Picture this: you're sitting around a table with your closest friends at your favorite restaurant.
I'm sure each of us has a different image in mind. The point I'm trying to make isn't that each of us has a different favorite food, no the point is that wherever you are you've probably used the word love to either describe the food that's placed in front of you or as a term of affection towards the people that are sitting around you.
Now imagine you just opened the most spectacular birthday gift you've ever received.
What's your initial response? For most of us we would immediately respond with a simple phrase, "I love it."
Are you starting to see where I'm going with this? I'm not trying to say it is entirely our faults that we flippantly use the word love to describe every elicitation of positive emotions we have. If I'm completely honest, it's more a product of the fact that the English language has a single word to try and encompass an extensive range of feelings.
In the English language, love is defined as an intense feeling of deep affection. That definition in and of itself leads to so much confusion over what each person defines as deep affection or an intense feelings. The inconsistency that arises with our definition of the word loves is the main reason we use it so commonly in our every day conversation. We forget that using a word so frequently causes it to lose its emphasis. Since we say that we love "Parks & Rec" or queso, we lose the intense feelings of what it means we we say God loves us or we love a significant other.
English is one of the few languages that only has one word to elicit the sentiment of "love." For instance, Spanish has two different words to try and differentiate between deep, intimate love and a more compassionate, friend level love. Having both "te quiero" and "te amo" allows for there to be a greater distinction between what someone means when they actually say they love someone.
But Spanish doesn't stop there, no they take it as far as having different terms to describe love for people and love for things. The verb "encantar" is used in reference to most things as a way of saying "I love that" or "I really, really like that." Since there is not only one single word that is used to portray their feelings for everyone and everything that they have deeper feelings for than just like people are able to create a greater understanding of feelings and what they actually mean.
If there was a language that has the description of what we in English describe as love figured out the best, it would have to be Greek. They have at least four words, if not more, that each apply to a different kind of love or a different person or thing that you dictate worthy of love.
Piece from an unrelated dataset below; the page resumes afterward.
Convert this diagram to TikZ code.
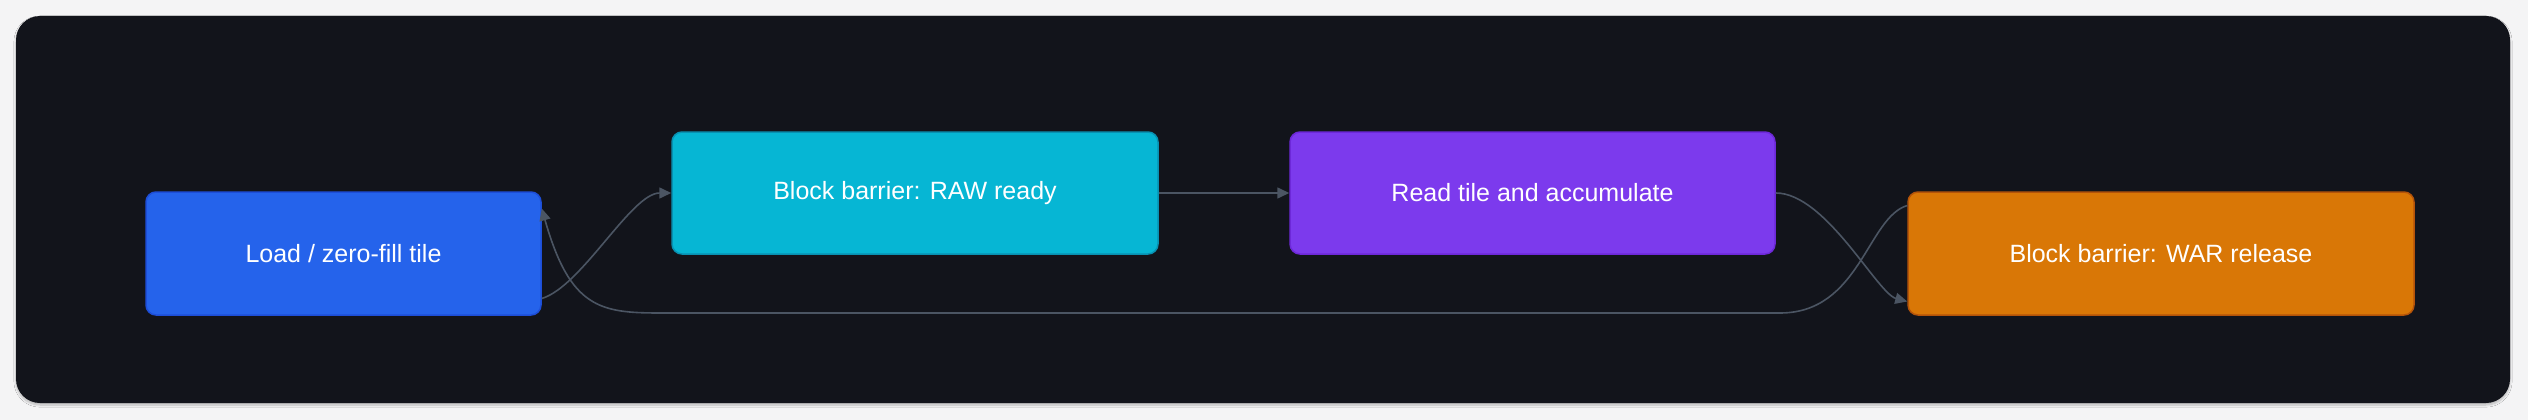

What both Spanish and Greek, as well as problem hundreds of other languages, can teach us is that we've got to find a better way of describing the feelings we associate with the word love.
I don't know the perfect solution to this issue, honestly there may never be one. The main point I really want to get at is that we have to be more cognizant of how haphazardly we are using the word love and try to find better ways of describing how we are feeling. If we don't we will continue to lose the understanding of what it truly means to love someone and what that actually looks like. I mean, honestly how can we compare loving our favorite food to the love a parent has for a child? They will never be the same thing and by using the same word to describe those feelings we are essentially making them into the same thing. We've got to change our perspective on what the word love means to us and go from there, that's the only answer.